Chicago developer revises plan for $70 million apartment tower on Assembly Street
A revised plan for a $70 million high-rise apartment tower on Assembly Street in downtown Columbia will return to a city design panel this week, six months after Columbia planners objected to the original design.
Chicago-based Clayco Realty Group since November has increased the proposed building’s height to 15 stories from 14, changed its color scheme to red and brown earth tones from white and gray and added more and larger windows.
The new plan for the proposed tower, called “The Edge,” includes room for 609 beds and a structured parking garage with space for 151 cars, 97 scooters and 160 bicycles, Clayco spokeswoman Tracey Mendrek said.
But those changes might not be enough to win over city planners, who in November criticized the original design for its “jumbled pattern of windows” and the “minimal detailing” on the building’s upper façade.
The new design has problems of its own, Columbia’s planning staff wrote in Design/Development Review Commission agenda documents released this week.
Those include the building’s height compared to its next-door neighbor, the three-story Richland County library, and the “monolithic” nature of its façade, planners wrote.

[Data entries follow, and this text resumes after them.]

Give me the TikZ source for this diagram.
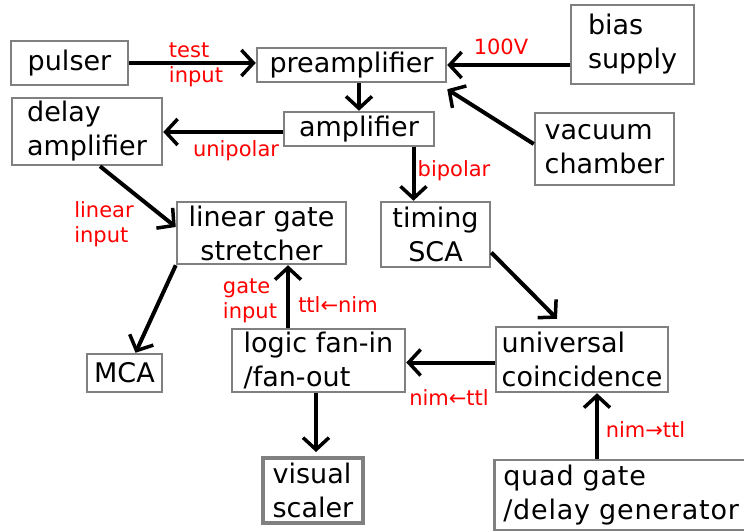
\documentclass[tikz,border=0pt]{standalone}
\usepackage{fontspec}
\setmainfont{DejaVu Sans}
\usetikzlibrary{arrows.meta}
\definecolor{boxgray}{RGB}{128,128,128}
\begin{document}
\begin{tikzpicture}[x=1bp,y=-1bp,
  box/.style={draw=boxgray, line width=2.5bp, inner sep=0pt,
    font=\fontsize{27bp}{34bp}\selectfont, align=left},
  lbl/.style={text=red, inner sep=0pt,
    font=\fontsize{21bp}{25bp}\selectfont, align=left},
  flow/.style={line width=4bp,
    -{Straight Barb[length=12bp,width=26bp,line width=3.5bp]}},
]
\useasboundingbox (0,0) rectangle (744,532);

% modules
\node[box, minimum width=117bp, minimum height=44bp] (pulser) at (69.5,63) {pulser};
\node[box, minimum width=189bp, minimum height=34bp] (preamp) at (351.5,65) {preamplifier};
\node[box, minimum width=123bp, minimum height=79bp] (bias) at (632.5,44.5) {bias\\supply};
\node[box, minimum width=139bp, minimum height=72bp] (vacuum) at (604.5,149) {vacuum\\chamber};
\node[box, minimum width=150bp, minimum height=67bp] (delay) at (87,131.5) {delay\\amplifier};
\node[box, minimum width=150bp, minimum height=34bp] (amp) at (359,129) {amplifier};
\node[box, align=center, minimum width=169bp, minimum height=62bp] (linear) at (261.5,233) {linear gate\\stretcher};
\node[box, align=center, minimum width=109bp, minimum height=65bp] (timing) at (435.5,234.5) {timing\\SCA};
\node[box, minimum width=75bp, minimum height=38bp] (mca) at (124.5,373) {MCA};
\node[box, minimum width=173bp, minimum height=63bp] (logic) at (318.5,360.5) {logic fan-in\\/fan-out};
\node[box, minimum width=172bp, minimum height=65bp] (univ) at (582,359.5) {universal\\coincidence};
\node[box, line width=4bp, minimum width=100bp, minimum height=65bp] (visual) at (313,490.5) {visual\\scaler};
\node[box, anchor=west, inner xsep=9bp, text width=255bp, minimum height=70bp] (quad) at (493,495)
  {\addfontfeature{LetterSpace=3}quad gate\\/delay generator};

% signal connections
\coordinate (tsin) at ([xshift=-22bp]timing.north);
\coordinate (gin) at ([xshift=26.5bp]linear.south);
\coordinate (qout) at (univ.south -| 597,0);

\draw[flow] (pulser.east) -- (pulser.east -| preamp.west);
\draw[flow] (bias.west |- preamp.east) -- (preamp.east);
\draw[flow] ([yshift=5bp]vacuum.west) -- ([yshift=-6bp]preamp.south east);
\draw[flow] (preamp.south -| amp.north) -- (amp.north);
\draw[flow] ([yshift=-3bp]amp.west) -- ([yshift=-3bp]amp.west -| delay.east);
\draw[flow] (amp.south -| tsin) -- (tsin);
\draw[flow] ([xshift=13bp]delay.south) -- ([yshift=6bp]linear.west);
\draw[flow] (linear.south west) -- ([xshift=11bp]mca.north);
\draw[flow] (logic.north -| gin) -- (gin);
\draw[flow] ([yshift=-18bp]timing.east) -- ([xshift=-25bp,yshift=7bp]univ.north);
\draw[flow] ([yshift=-3bp]univ.west) -- ([yshift=-3bp]univ.west -| logic.east);
\draw[flow] (quad.north -| qout) -- (qout);
\draw[flow] ([xshift=3bp]logic.south -| visual.north) -- ([xshift=3bp,yshift=4bp]visual.north);

% signal labels
\node[lbl] (ltest) at (196,64.5) {test\\input};
\node[lbl] (lbias) at (501,46.5) {100V};
\node[lbl] (luni) at (236,151) {unipolar};
\node[lbl] (lbi) at (454,171) {bipolar};
\node[lbl] (llin) at (104,224.5) {linear\\input};
\node[lbl] (lgate) at (250,300.5) {gate\\input};
\node[lbl] (lttl) at (338,305) {ttl←nim};
\node[lbl] (lnim) at (449,397.5) {nim←ttl};
\node[lbl] (lquad) at (645.5,430) {nim→ttl};
\end{tikzpicture}
\end{document}
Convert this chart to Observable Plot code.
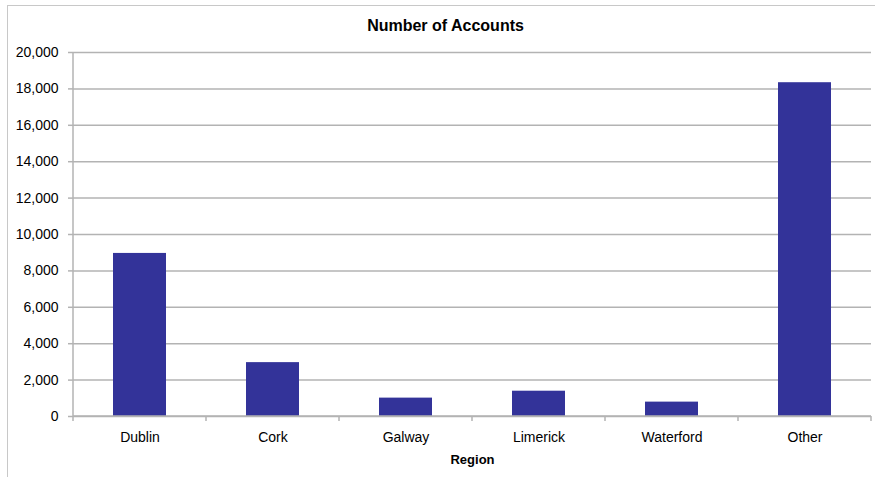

“Overall, there is little articulation of this building,” the planning staff, which advises the design panel, wrote. “The glass curtain walls at the corners add some variation, but also emphasize the verticality and height of the building.”
Clayco contends the new design and color relate better with downtown Columbia and the Vista than the original.
“The new design is appropriate in the context of the downtown skyline,” Mendrek said. “We have taken steps to reduce the appearance of the mass of the building with the redesigned, smaller floor plates and a slightly taller structure.”
Columbia planners wrote they could not give a complete evaluation to the design because they received the new plan only recently.
Clayco is scheduled to show the design panel its plan on Thursday. The developer can use feedback from that presentation to bolster its design before formally requesting approval from the panel.
Mendrek said Clayco hopes to formally apply for the panel’s approval within the next few months.